** Begin GIVEN INFORMATION **
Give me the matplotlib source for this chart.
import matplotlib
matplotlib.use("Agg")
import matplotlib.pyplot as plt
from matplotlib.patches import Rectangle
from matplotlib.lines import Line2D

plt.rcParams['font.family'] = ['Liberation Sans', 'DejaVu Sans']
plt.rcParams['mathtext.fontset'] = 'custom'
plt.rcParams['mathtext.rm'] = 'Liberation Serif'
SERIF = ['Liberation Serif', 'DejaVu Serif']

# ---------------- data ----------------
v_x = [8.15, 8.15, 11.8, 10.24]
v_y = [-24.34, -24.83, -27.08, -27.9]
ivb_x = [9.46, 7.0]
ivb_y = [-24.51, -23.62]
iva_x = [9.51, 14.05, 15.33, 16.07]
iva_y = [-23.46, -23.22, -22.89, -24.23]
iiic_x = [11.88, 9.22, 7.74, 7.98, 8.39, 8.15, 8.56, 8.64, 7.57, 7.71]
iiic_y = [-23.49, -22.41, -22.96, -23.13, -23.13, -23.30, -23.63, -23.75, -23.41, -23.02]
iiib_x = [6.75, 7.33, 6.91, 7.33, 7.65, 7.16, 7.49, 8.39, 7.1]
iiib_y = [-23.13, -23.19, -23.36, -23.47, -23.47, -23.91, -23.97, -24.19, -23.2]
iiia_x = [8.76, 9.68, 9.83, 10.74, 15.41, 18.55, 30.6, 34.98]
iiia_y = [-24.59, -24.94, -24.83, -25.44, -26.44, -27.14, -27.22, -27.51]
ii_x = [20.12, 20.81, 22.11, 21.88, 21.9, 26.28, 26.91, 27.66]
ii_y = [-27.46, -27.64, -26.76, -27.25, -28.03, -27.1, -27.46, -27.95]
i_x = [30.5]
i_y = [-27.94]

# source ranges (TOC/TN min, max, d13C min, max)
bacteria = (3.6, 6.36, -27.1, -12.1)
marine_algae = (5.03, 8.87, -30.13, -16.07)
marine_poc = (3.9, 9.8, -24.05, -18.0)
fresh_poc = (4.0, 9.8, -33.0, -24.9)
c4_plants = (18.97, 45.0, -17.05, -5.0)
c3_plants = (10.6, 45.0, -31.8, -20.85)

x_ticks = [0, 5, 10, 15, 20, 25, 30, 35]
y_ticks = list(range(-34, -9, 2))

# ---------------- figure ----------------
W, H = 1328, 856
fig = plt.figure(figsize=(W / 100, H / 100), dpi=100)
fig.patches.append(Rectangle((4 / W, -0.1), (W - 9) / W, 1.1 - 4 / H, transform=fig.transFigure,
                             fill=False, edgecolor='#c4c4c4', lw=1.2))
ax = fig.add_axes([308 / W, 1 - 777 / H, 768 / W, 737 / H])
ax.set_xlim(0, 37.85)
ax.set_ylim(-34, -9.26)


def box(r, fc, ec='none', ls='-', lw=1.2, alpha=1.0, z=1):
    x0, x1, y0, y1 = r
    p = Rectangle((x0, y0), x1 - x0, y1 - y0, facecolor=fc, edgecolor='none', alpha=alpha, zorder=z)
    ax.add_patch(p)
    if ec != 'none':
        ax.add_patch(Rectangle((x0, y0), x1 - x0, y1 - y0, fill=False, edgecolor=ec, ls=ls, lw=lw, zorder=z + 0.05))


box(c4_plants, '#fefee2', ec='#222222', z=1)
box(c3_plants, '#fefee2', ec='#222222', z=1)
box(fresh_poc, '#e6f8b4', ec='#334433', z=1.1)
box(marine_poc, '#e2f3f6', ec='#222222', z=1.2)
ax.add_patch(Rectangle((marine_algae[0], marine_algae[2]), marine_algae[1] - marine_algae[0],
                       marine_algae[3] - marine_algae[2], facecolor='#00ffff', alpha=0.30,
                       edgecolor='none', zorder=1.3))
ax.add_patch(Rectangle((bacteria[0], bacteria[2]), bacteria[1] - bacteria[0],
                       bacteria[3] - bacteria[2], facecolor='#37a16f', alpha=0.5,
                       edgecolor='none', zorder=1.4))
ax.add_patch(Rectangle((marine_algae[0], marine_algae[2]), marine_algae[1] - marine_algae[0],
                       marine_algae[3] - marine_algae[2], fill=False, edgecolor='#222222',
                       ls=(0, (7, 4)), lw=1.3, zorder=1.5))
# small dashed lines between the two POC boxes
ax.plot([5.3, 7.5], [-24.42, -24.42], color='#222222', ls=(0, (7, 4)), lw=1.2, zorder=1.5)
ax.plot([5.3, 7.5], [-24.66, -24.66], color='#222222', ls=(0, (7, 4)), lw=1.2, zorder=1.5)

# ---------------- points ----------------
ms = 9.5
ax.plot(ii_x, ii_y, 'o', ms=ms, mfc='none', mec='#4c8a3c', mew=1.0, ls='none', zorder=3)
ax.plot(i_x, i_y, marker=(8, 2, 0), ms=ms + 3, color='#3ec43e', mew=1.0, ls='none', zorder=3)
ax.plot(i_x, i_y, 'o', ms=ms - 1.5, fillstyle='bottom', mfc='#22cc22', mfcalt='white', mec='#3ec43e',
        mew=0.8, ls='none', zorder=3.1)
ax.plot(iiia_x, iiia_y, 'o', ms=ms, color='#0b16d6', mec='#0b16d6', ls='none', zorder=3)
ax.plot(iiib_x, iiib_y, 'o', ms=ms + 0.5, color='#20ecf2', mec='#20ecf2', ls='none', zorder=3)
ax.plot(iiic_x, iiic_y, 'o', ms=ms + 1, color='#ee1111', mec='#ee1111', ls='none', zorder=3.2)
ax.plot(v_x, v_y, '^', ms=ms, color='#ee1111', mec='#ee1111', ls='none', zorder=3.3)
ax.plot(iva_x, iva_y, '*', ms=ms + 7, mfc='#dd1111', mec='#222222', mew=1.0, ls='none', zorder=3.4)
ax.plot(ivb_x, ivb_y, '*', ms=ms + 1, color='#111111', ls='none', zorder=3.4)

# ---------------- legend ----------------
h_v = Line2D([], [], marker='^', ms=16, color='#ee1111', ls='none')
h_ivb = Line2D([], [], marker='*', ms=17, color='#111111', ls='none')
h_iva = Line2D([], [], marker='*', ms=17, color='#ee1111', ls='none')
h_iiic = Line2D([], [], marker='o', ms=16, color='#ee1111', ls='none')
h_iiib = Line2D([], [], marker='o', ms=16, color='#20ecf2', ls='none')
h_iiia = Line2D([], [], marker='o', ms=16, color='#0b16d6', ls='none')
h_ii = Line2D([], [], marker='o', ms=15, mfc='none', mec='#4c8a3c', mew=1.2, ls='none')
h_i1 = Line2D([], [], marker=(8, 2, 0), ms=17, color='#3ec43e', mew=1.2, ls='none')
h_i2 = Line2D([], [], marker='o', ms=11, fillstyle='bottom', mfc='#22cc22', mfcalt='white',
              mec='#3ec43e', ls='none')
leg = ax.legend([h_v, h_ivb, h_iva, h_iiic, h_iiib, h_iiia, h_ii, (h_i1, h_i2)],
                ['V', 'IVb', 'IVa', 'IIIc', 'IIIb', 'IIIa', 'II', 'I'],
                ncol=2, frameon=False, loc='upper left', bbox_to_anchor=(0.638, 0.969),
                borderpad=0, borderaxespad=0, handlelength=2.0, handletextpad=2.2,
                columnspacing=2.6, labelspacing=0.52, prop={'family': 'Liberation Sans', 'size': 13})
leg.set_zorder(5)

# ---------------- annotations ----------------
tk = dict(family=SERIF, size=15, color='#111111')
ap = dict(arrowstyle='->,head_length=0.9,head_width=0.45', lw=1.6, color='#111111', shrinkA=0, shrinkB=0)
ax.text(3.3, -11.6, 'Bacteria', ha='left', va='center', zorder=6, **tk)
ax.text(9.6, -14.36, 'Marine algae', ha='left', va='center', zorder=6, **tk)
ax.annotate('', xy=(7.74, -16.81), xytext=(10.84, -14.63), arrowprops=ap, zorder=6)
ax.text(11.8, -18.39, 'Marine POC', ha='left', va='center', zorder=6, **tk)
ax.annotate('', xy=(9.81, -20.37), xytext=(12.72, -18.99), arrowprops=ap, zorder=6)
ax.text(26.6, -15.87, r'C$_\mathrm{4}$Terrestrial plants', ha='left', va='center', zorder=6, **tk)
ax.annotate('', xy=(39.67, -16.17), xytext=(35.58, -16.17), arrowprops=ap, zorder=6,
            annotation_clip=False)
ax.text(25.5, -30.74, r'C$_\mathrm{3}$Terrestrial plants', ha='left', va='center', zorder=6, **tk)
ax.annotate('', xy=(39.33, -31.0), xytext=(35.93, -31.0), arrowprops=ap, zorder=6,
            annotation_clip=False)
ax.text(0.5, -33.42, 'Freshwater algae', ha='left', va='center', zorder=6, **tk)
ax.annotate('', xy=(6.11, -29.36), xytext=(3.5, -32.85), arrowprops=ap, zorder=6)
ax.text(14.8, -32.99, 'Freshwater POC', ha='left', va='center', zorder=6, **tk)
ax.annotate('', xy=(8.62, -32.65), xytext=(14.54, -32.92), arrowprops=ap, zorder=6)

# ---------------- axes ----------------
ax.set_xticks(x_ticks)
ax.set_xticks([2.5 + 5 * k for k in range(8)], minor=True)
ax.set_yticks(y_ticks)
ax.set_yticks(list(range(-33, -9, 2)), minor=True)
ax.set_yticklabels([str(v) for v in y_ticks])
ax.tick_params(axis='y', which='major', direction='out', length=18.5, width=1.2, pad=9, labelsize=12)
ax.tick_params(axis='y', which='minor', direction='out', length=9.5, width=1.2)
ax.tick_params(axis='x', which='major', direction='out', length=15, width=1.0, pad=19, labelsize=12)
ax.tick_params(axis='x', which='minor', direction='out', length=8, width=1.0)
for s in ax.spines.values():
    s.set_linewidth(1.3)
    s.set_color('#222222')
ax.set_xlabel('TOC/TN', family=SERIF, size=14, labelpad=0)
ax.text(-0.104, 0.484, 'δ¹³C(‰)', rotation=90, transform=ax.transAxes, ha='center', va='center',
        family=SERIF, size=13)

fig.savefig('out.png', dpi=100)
** End GIVEN INFORMATION **
Give the lines again, exactly as they stand, from the beginning of the data through the line with "SERIF = ['Liberation Serif', 'DejaVu Serif']".

Give me the matplotlib source for this chart.
import matplotlib
matplotlib.use("Agg")
import matplotlib.pyplot as plt
from matplotlib.patches import Rectangle
from matplotlib.lines import Line2D

plt.rcParams['font.family'] = ['Liberation Sans', 'DejaVu Sans']
plt.rcParams['mathtext.fontset'] = 'custom'
plt.rcParams['mathtext.rm'] = 'Liberation Serif'
SERIF = ['Liberation Serif', 'DejaVu Serif']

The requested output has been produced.